» TASK STATEMENT: Extract the lines up to and including the one that contains "from matplotlib.ticker import MultipleLocator", starting with the first line of the entries below, and omit the pictures.

#### RECORDS

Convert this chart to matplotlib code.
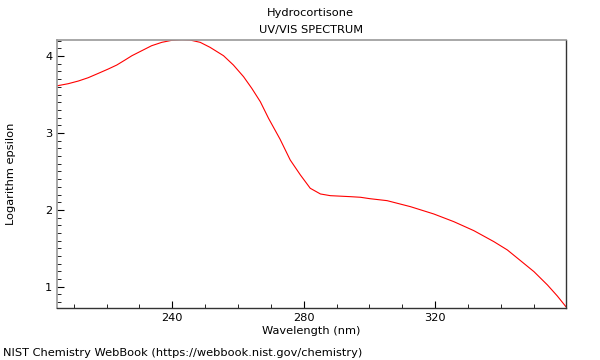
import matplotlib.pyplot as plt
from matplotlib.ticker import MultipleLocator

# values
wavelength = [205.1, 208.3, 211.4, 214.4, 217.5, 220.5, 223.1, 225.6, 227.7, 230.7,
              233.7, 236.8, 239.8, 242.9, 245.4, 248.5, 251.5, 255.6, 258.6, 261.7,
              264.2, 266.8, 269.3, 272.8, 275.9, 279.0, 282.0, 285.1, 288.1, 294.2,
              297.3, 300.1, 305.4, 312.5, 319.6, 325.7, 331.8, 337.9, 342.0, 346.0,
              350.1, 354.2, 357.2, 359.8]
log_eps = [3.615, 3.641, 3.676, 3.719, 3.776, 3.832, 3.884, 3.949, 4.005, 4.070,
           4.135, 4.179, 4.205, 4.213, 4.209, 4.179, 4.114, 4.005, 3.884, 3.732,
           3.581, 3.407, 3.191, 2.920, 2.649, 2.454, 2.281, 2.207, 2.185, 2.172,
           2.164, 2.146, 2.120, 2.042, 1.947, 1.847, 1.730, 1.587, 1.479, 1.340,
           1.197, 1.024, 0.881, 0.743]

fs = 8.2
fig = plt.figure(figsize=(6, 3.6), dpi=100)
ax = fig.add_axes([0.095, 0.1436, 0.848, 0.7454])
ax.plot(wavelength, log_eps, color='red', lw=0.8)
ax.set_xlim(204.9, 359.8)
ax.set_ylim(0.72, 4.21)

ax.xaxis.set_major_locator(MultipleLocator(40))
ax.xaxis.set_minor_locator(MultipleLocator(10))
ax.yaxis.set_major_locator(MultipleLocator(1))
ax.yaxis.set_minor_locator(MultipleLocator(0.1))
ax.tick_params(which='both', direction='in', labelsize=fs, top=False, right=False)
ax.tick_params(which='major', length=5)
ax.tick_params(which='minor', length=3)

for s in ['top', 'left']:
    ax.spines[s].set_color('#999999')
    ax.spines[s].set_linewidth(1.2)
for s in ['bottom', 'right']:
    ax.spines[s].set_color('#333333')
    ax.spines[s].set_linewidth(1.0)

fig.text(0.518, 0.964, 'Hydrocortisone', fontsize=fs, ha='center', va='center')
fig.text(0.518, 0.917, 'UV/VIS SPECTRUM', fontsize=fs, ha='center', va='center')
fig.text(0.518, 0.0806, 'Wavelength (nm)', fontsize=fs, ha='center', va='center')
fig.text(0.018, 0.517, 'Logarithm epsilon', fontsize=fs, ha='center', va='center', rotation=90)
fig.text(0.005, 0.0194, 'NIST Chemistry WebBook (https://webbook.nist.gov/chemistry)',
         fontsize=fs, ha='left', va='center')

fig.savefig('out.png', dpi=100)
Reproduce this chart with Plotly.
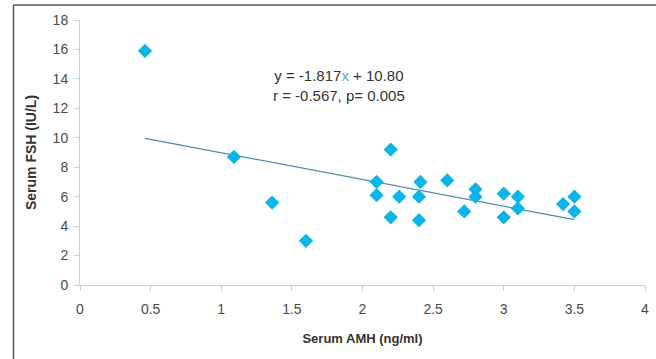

########

» SOLUTION TO THIS TASK:
Convert this chart to matplotlib code.
import matplotlib.pyplot as plt
from matplotlib.ticker import MultipleLocator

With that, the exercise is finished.